28/06/11

A Fonte da Ignorância - em defesa da Educação de Adultos

Vale a pena lembrar que, embora haja uma vasta diferença
entre nós no que diz respeito aos fragmentos que conhecemos,
somos todos iguais no infinito da nossa ignorância.
Karl Popper


Voltamos a este espaço, depois de promessas sempre adiadas e de boas intenções de crónicas que nunca o chegaram a ser.



No momento político actual, usurpamos a frase de Popper, não com intuitos de discussão filosófica, mas sobretudo para a argumentação em defesa de um fenómeno essencial para o desenvolvimento da sociedade portuguesa na última década: a Iniciativa Novas Oportunidades. Vale a pena lembrar, como sustenta o cientista, somos todos iguais no infinito da nossa ignorância. Quase tão antiga como a filosofia ocidental será essa "douta ignorância", a qual, de forma simplista, passa pelo assumir do que não conhecemos para, a partir aí, questionarmos o mundo. Todavia, alguns entre os mortais, sobretudo na acção política, pensam ser "donos de verdades irrefutáveis" desconhecendo os limites intelectuais da condição humana.
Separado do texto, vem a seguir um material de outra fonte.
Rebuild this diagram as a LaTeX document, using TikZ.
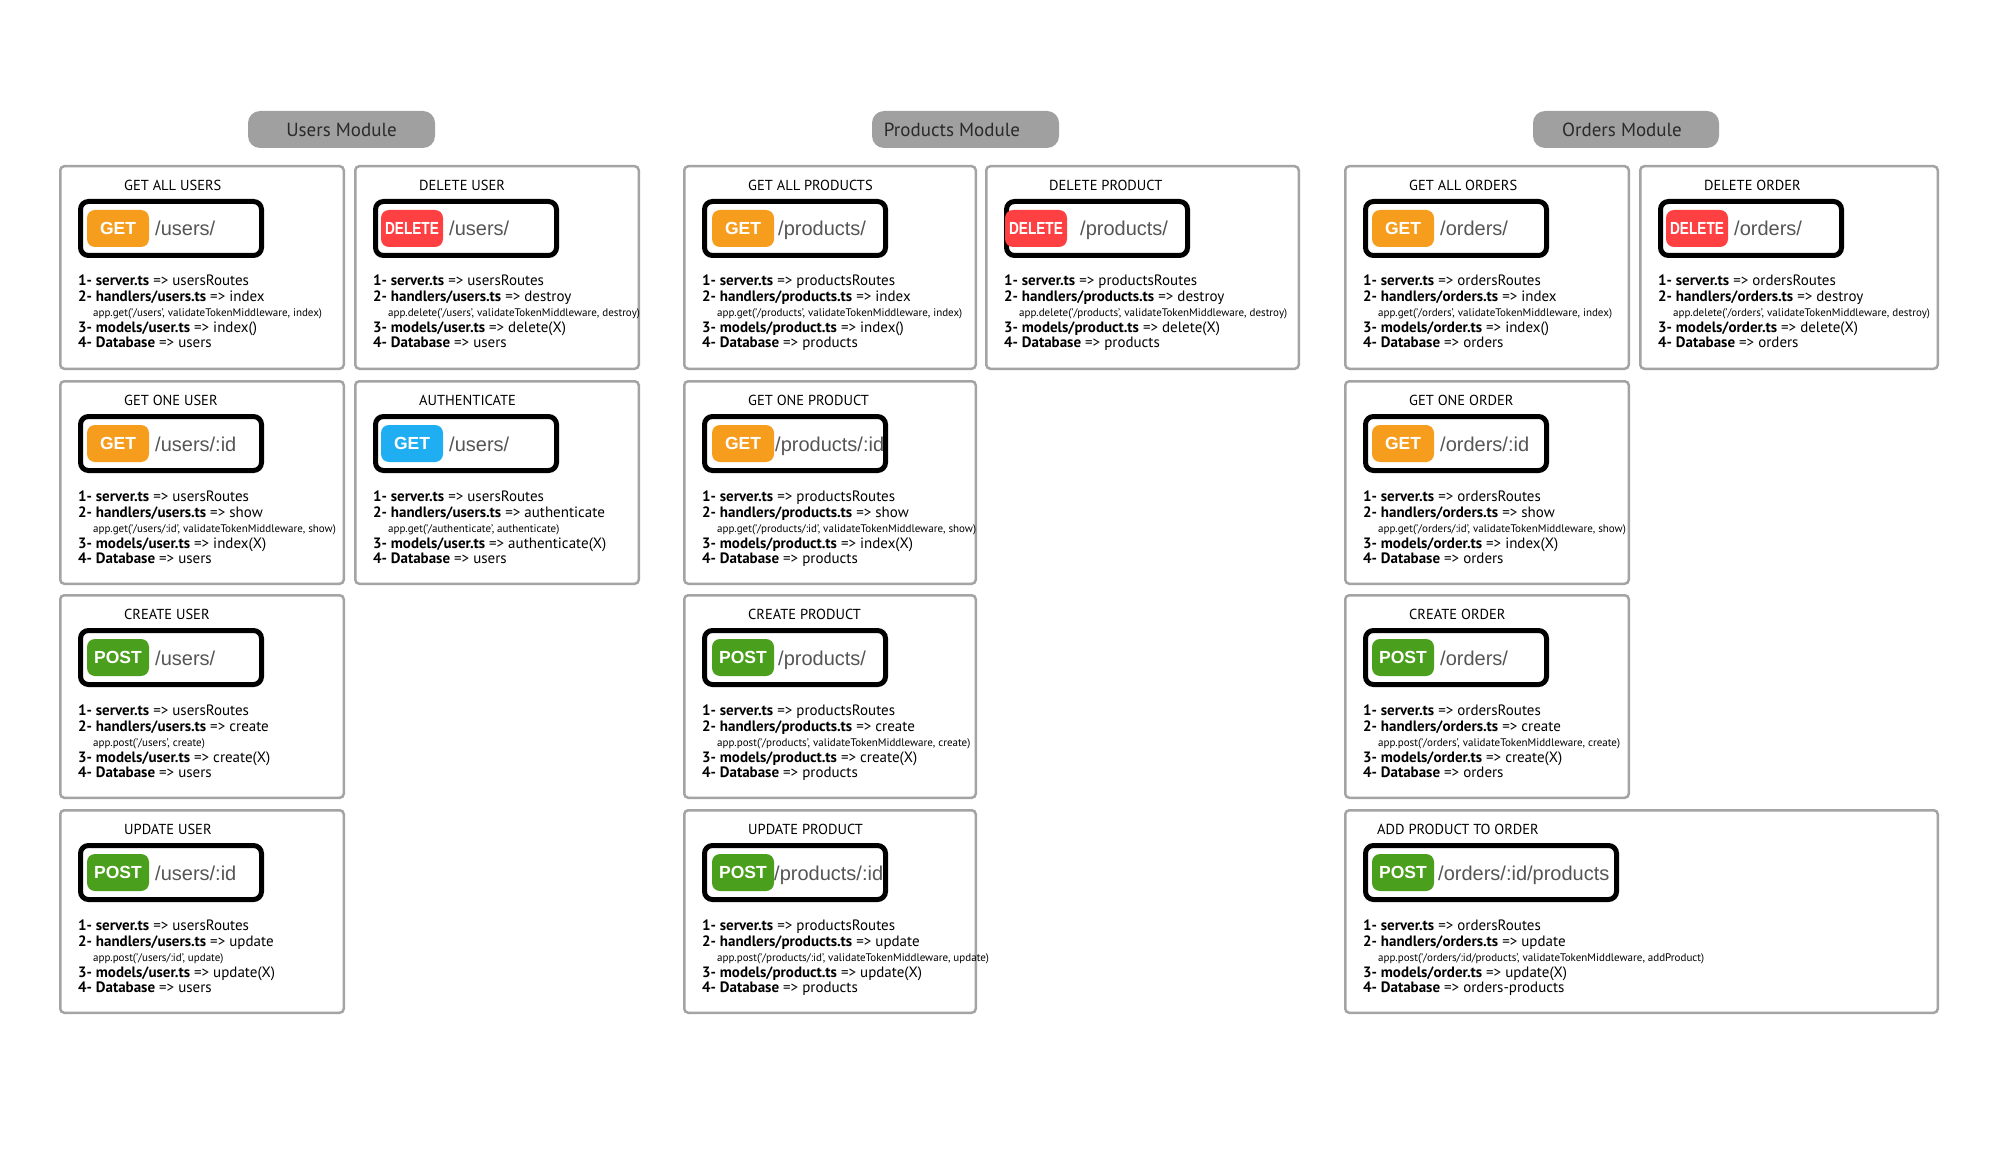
\documentclass[tikz,border=0pt]{standalone}
\usepackage{fontspec}
\usepackage{graphicx}
\setmainfont{PT Sans}
\newfontfamily\epfont{Liberation Sans}
\definecolor{getc}{HTML}{F79D1E}
\definecolor{delc}{HTML}{FE4043}
\definecolor{postc}{HTML}{4A9F1C}
\definecolor{authc}{HTML}{20AEF3}
\definecolor{cardgray}{HTML}{A4A4A4}
\definecolor{pillgray}{HTML}{A0A0A0}
\definecolor{pathgray}{HTML}{555555}
\definecolor{textdark}{HTML}{2A2A2A}
\newcommand\B[1]{\textbf{#1}}
\newcommand\DEL{\scalebox{0.78}[1]{DELETE}}
\tikzset{
  cardframe/.style={draw=cardgray, line width=2.5pt, rounded corners=4pt, fill=white, inner sep=0pt, outer sep=0pt},
  ttl/.style={font=\fontsize{14.5}{17}\selectfont, inner sep=0pt, text=black},
  epbox/.style={draw=black, line width=5pt, rounded corners=8pt, fill=white, inner sep=0pt, outer sep=0pt},
  badge/.style={rounded corners=8pt, minimum width=62pt, minimum height=37pt, inner sep=0pt, outer sep=0pt, text=white, font=\epfont\bfseries\fontsize{17.5}{20}\selectfont},
  pathtxt/.style={text=pathgray, font=\epfont\fontsize{20}{22}\selectfont, inner sep=0pt},
  ln/.style={font=\fontsize{15}{17}\selectfont, inner sep=0pt, text=black},
  appln/.style={font=\fontsize{11}{12}\selectfont, inner sep=0pt, text=black},
  modpill/.style={fill=pillgray, rounded corners=12pt, minimum height=37pt, inner sep=0pt},
  modtext/.style={inner sep=0pt, text=textdark, font=\fontsize{19}{22}\selectfont},
}
\newcommand\cardbox[4]{\def\cL{#2}\def\cT{#3}%
  \node[cardframe, minimum width={(#4-2.5)*1pt}, minimum height=202.5pt, anchor=north west] (#1) at ({#2+1.25},{#3+1.25}) {};}
\newcommand\cardtitle[3]{\node[ttl, anchor=west] (#1-t) at ({\cL+#2},{\cT+20}) {#3};}
\newcommand\epnt[7]{%
  \node[epbox, minimum width={(#2-5)*1pt}, minimum height=54pt, anchor=north west] (#1-e) at ({\cL+21.5},{\cT+36.5}) {};
  \node[badge, fill=#4, anchor=north west] (#1-m) at ({\cL+#3},{\cT+45}) {#5};
  \node[pathtxt, anchor=base west] (#1-p) at ({\cL+#6},{\cT+71}) {#7};}
\newcommand\cardlines[6]{%
  \node[ln, anchor=base west] (#1-a) at ({\cL+19},{\cT+121}) {#2};
  \node[ln, anchor=base west] (#1-b) at ({\cL+19},{\cT+137}) {#3};
  \node[appln, anchor=base west] (#1-c) at ({\cL+34},{\cT+152}) {#4};
  \node[ln, anchor=base west] (#1-d) at ({\cL+19},{\cT+168}) {#5};
  \node[ln, anchor=base west] (#1-f) at ({\cL+19},{\cT+183}) {#6};}
\begin{document}
\begin{tikzpicture}[x=1pt,y=-1pt]
\fill[white] (0,0) rectangle (2000,1150);
\useasboundingbox (0,0) rectangle (2000,1150);
% module headers
\node[modpill, minimum width=187pt] (usersmod) at (341.5,129.5) {};
\node[modtext] (usersmod-t) at (341.5,129.5) {Users Module};
\node[modpill, minimum width=187pt] (productsmod) at (965.5,129.5) {};
\node[modtext] (productsmod-t) at (952,129.5) {Products Module};
\node[modpill, minimum width=186pt] (ordersmod) at (1626,129.5) {};
\node[modtext] (ordersmod-t) at (1622,129.5) {Orders Module};
% ---------------- Users ----------------
\cardbox{ua}{59}{165}{286}
\cardtitle{ua}{65}{GET ALL USERS}
\epnt{ua}{186}{28}{getc}{GET}{96}{/users/}
\cardlines{ua}{\B{1- server.ts} => usersRoutes}{\B{2- handlers/users.ts} => index}{app.get('/users', validateTokenMiddleware, index)}{\B{3- models/user.ts} => index()}{\B{4- Database} => users}
\cardbox{ub}{59}{380}{286}
\cardtitle{ub}{65}{GET ONE USER}
\epnt{ub}{186}{28}{getc}{GET}{96}{/users/:id}
\cardlines{ub}{\B{1- server.ts} => usersRoutes}{\B{2- handlers/users.ts} => show}{app.get('/users/:id', validateTokenMiddleware, show)}{\B{3- models/user.ts} => index(X)}{\B{4- Database} => users}
\cardbox{uc}{59}{594}{286}
\cardtitle{uc}{65}{CREATE USER}
\epnt{uc}{186}{28}{postc}{POST}{96}{/users/}
\cardlines{uc}{\B{1- server.ts} => usersRoutes}{\B{2- handlers/users.ts} => create}{app.post('/users', create)}{\B{3- models/user.ts} => create(X)}{\B{4- Database} => users}
\cardbox{ud}{59}{809}{286}
\cardtitle{ud}{65}{UPDATE USER}
\epnt{ud}{186}{28}{postc}{POST}{96}{/users/:id}
\cardlines{ud}{\B{1- server.ts} => usersRoutes}{\B{2- handlers/users.ts} => update}{app.post('/users/:id', update)}{\B{3- models/user.ts} => update(X)}{\B{4- Database} => users}
\cardbox{ue}{354}{165}{286}
\cardtitle{ue}{65}{DELETE USER}
\epnt{ue}{186}{27}{delc}{\DEL}{95}{/users/}
\cardlines{ue}{\B{1- server.ts} => usersRoutes}{\B{2- handlers/users.ts} => destroy}{app.delete('/users', validateTokenMiddleware, destroy)}{\B{3- models/user.ts} => delete(X)}{\B{4- Database} => users}
\cardbox{uf}{354}{380}{286}
\cardtitle{uf}{65}{AUTHENTICATE}
\epnt{uf}{186}{27}{authc}{GET}{95}{/users/}
\cardlines{uf}{\B{1- server.ts} => usersRoutes}{\B{2- handlers/users.ts} => authenticate}{app.get('/authenticate', authenticate)}{\B{3- models/user.ts} => authenticate(X)}{\B{4- Database} => users}
% ---------------- Products ----------------
\cardbox{pa}{683}{165}{294}
\cardtitle{pa}{65}{GET ALL PRODUCTS}
\epnt{pa}{186}{29}{getc}{GET}{95}{/products/}
\cardlines{pa}{\B{1- server.ts} => productsRoutes}{\B{2- handlers/products.ts} => index}{app.get('/products', validateTokenMiddleware, index)}{\B{3- models/product.ts} => index()}{\B{4- Database} => products}
\cardbox{pb}{683}{380}{294}
\cardtitle{pb}{65}{GET ONE PRODUCT}
\epnt{pb}{186}{29}{getc}{GET}{92}{/products/:id}
\cardlines{pb}{\B{1- server.ts} => productsRoutes}{\B{2- handlers/products.ts} => show}{app.get('/products/:id', validateTokenMiddleware, show)}{\B{3- models/product.ts} => index(X)}{\B{4- Database} => products}
\cardbox{pc}{683}{594}{294}
\cardtitle{pc}{65}{CREATE PRODUCT}
\epnt{pc}{186}{29}{postc}{POST}{95}{/products/}
\cardlines{pc}{\B{1- server.ts} => productsRoutes}{\B{2- handlers/products.ts} => create}{app.post('/products', validateTokenMiddleware, create)}{\B{3- models/product.ts} => create(X)}{\B{4- Database} => products}
\cardbox{pd}{683}{809}{294}
\cardtitle{pd}{65}{UPDATE PRODUCT}
\epnt{pd}{186}{29}{postc}{POST}{91}{/products/:id}
\cardlines{pd}{\B{1- server.ts} => productsRoutes}{\B{2- handlers/products.ts} => update}{app.post('/products/:id', validateTokenMiddleware, update)}{\B{3- models/product.ts} => update(X)}{\B{4- Database} => products}
\cardbox{pe}{985}{165}{315}
\cardtitle{pe}{64}{DELETE PRODUCT}
\epnt{pe}{186}{20}{delc}{\DEL}{95}{/products/}
\cardlines{pe}{\B{1- server.ts} => productsRoutes}{\B{2- handlers/products.ts} => destroy}{app.delete('/products', validateTokenMiddleware, destroy)}{\B{3- models/product.ts} => delete(X)}{\B{4- Database} => products}
% ---------------- Orders ----------------
\cardbox{oa}{1344}{165}{286}
\cardtitle{oa}{65}{GET ALL ORDERS}
\epnt{oa}{186}{28}{getc}{GET}{96}{/orders/}
\cardlines{oa}{\B{1- server.ts} => ordersRoutes}{\B{2- handlers/orders.ts} => index}{app.get('/orders', validateTokenMiddleware, index)}{\B{3- models/order.ts} => index()}{\B{4- Database} => orders}
\cardbox{ob}{1344}{380}{286}
\cardtitle{ob}{65}{GET ONE ORDER}
\epnt{ob}{186}{28}{getc}{GET}{96}{/orders/:id}
\cardlines{ob}{\B{1- server.ts} => ordersRoutes}{\B{2- handlers/orders.ts} => show}{app.get('/orders/:id', validateTokenMiddleware, show)}{\B{3- models/order.ts} => index(X)}{\B{4- Database} => orders}
\cardbox{oc}{1344}{594}{286}
\cardtitle{oc}{65}{CREATE ORDER}
\epnt{oc}{186}{28}{postc}{POST}{96}{/orders/}
\cardlines{oc}{\B{1- server.ts} => ordersRoutes}{\B{2- handlers/orders.ts} => create}{app.post('/orders', validateTokenMiddleware, create)}{\B{3- models/order.ts} => create(X)}{\B{4- Database} => orders}
\cardbox{od}{1344}{809}{595}
\cardtitle{od}{33}{ADD PRODUCT TO ORDER}
\epnt{od}{256}{28}{postc}{POST}{94}{/orders/:id/products}
\cardlines{od}{\B{1- server.ts} => ordersRoutes}{\B{2- handlers/orders.ts} => update}{app.post('/orders/:id/products', validateTokenMiddleware, addProduct)}{\B{3- models/order.ts} => update(X)}{\B{4- Database} => orders-products}
\cardbox{oe}{1639}{165}{300}
\cardtitle{oe}{65}{DELETE ORDER}
\epnt{oe}{186}{27}{delc}{\DEL}{95}{/orders/}
\cardlines{oe}{\B{1- server.ts} => ordersRoutes}{\B{2- handlers/orders.ts} => destroy}{app.delete('/orders', validateTokenMiddleware, destroy)}{\B{3- models/order.ts} => delete(X)}{\B{4- Database} => orders}
\end{tikzpicture}
\end{document}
Com "telhados de vidro", na forma atabalhoada da verbalização do seu discurso ou até com debilidades na expressão escrita, os putativos líderes das "massas descontentes" insultam a população sem conhecimento de causa, ou seja com "vil ignorância". Para além disso, nesta sociedade que reproduz, infelizmente, desigualdades, também em matéria de ignorância alguns são mais iguais do que os outros.



Abandonemos a ironia, o assunto é bastante sério. Não nos cabe aqui fazer uma síntese histórica dos últimos 100 de políticas para a Educação de Adultos em Portugal. De qualquer modo, quer pelo número de pessoas envolvidas, quer pela real atribuição de ferramentas emancipatórias aos cidadãos, as Novas Oportunidades tornaram-se um facto incontornável da nossa sociedade neste início de século XXI. Será evidente que a real dimensão dos resultados sociais, culturais ou económicos, deste programa só poderá ser avaliada a médio ou a longo prazo. Aliás, só de um ponto de vista histórico ou sociológico poderemos auferir o verdadeiro impacte no todo social do processo actual, o qual hoje envolve cerca de 1.500 000 cidadãos. E não nos referirmos apenas ao retorno individual e social da melhoria das qualificações dos portugueses, mas também a avanços colaterais na sociedade, como por exemplo o incremento dos hábitos de leitura ou um maior ao apoio aos filhos em idade escolar.



Regressemos às críticas infundadas a esta iniciativa. Será necessário recordar que Hannah Arendt, noutro contexto, sustentou ser impossível educar adultos. Na verdade, no quadro do pensamento conservador Arendt, em certa medida, revelou os preconceitos ideológicos da direita em relação à instrução da população activa. O que está escondido por detrás do actual ataque infeliz às Novas Oportunidades é sobretudo a concepção imobilista do todo social, para a qual os bloqueios ao acesso à educação são úteis, porque não permitem a mobilidade social, nem a superação de condições desigualitárias, a priori. Quando todos sabemos que durante muitas décadas à maioria da população, sobretudo às mulheres, foi vedado o acesso ao ensino, por motivos políticos, ideológicos ou económicos, atacar um programa qualificador (dotado, entenda-se, de vários tipos de solução para a conclusão dos percursos formativos ou de reconhecimento de competências), para além de revelar desconhecimento da realidade, é uma monstruosidade intelectual.



A fonte da ignorância está em todos nós e nas nossas limitações enquanto seres dotados de razão. Contudo, pior que o ignorante que têm consciência da sua condição mas procura o saber, será aquele que dando ares de sapiência, nem conhece o significado das palavras que utiliza. A nós, enquanto cidadãos, urge defender um modelo alternativo de qualificação que veio, pela primeira vez, depois das experiências de Educação Popular do após 1974, atacar realmente o problema da Educação de Adultos, em Portugal.



A outra ignorância, aquela ignomínia crapulosa de que falava Garret, essa serve o interesse das direitas na defesa das elites, talvez por isso tantos se preocupem em vedar o acesso ao ensino. Uma população qualificada, procurará, cada vez mais, pensar sobre o mundo e esse é um perigo que muitos não estão dispostos a correr.